The pain slowly slipped into remission. Before long my eyes became heavy and the prospect of keeping them open became impossible. The miserable events of my life faded away like credits at the end of a B movie. I became totally apathetic, my anxiety, hatred, and self-loathing disappeared. I was getting a temporary reprieve from my awful self—it felt wonderful.
I felt the presence of a stranger, and a voice announced: “Next stop, X-ray.”
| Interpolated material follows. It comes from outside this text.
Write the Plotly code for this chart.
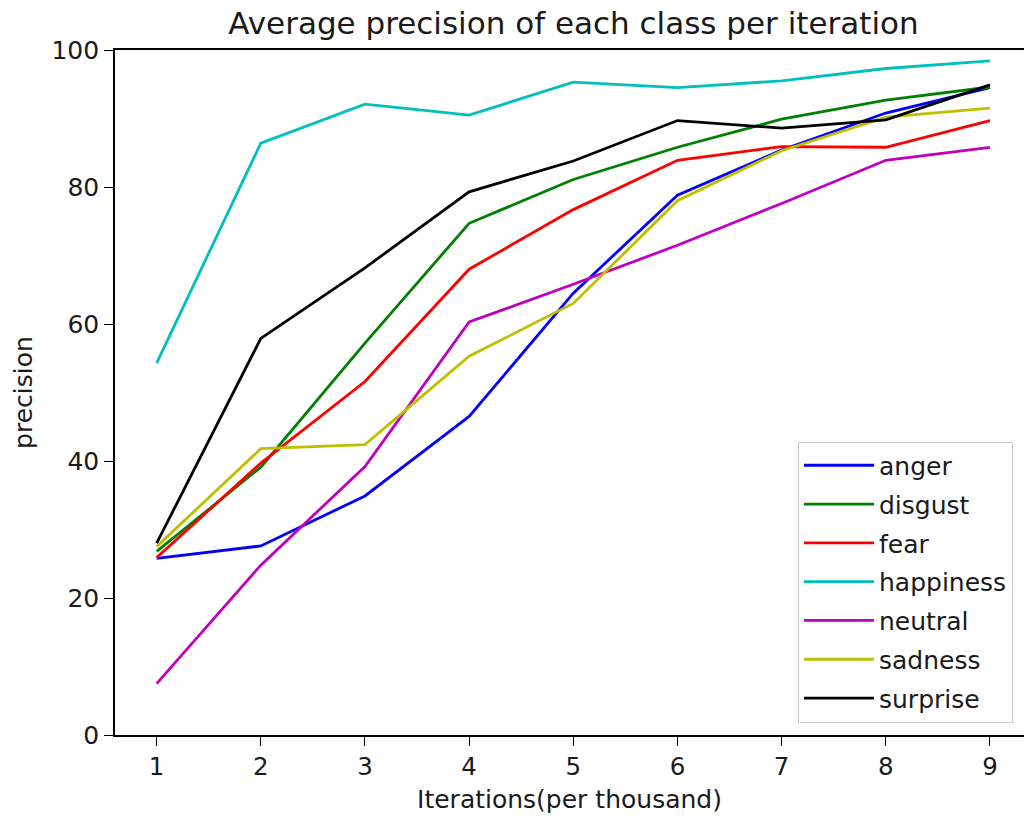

“Let’s go,” I mumbled, unable to open my eyes. I had relinquished all control to these strangers; they could harvest a kidney for all I cared. I just wanted to dwell in the opiate fog forever.
. . .
Eventually the drugs wore off; the fog dissipated, and wicked reality crept back in. When I opened my eyes, I found myself back behind the curtain again. There, I saw Jack talking to some old geezer who was dressed in a lab coat. The ancient one sported a wrinkled old face and a striking head of snow-white hair. He wore a sneer for a smile and spoke with a thick German accent. Christ, don’t tell me, I thought. This old Nazi is my surgeon—Himler is going to cut on me?
He shot me a glance, before walking over.
“How did this happen young man?”
“I got in a fight.”
“What does the other man look like then?”
“I got news for you, Doc. When someone breaks your leg in a fight, its over―I lost.” He stepped back and held my x-rays up to the fluorescent lights. After a brief pause, he looked me in the eyes and said with a crooked sneer, “Young man, if you insist on dancing, you must eventually pay the fiddler.”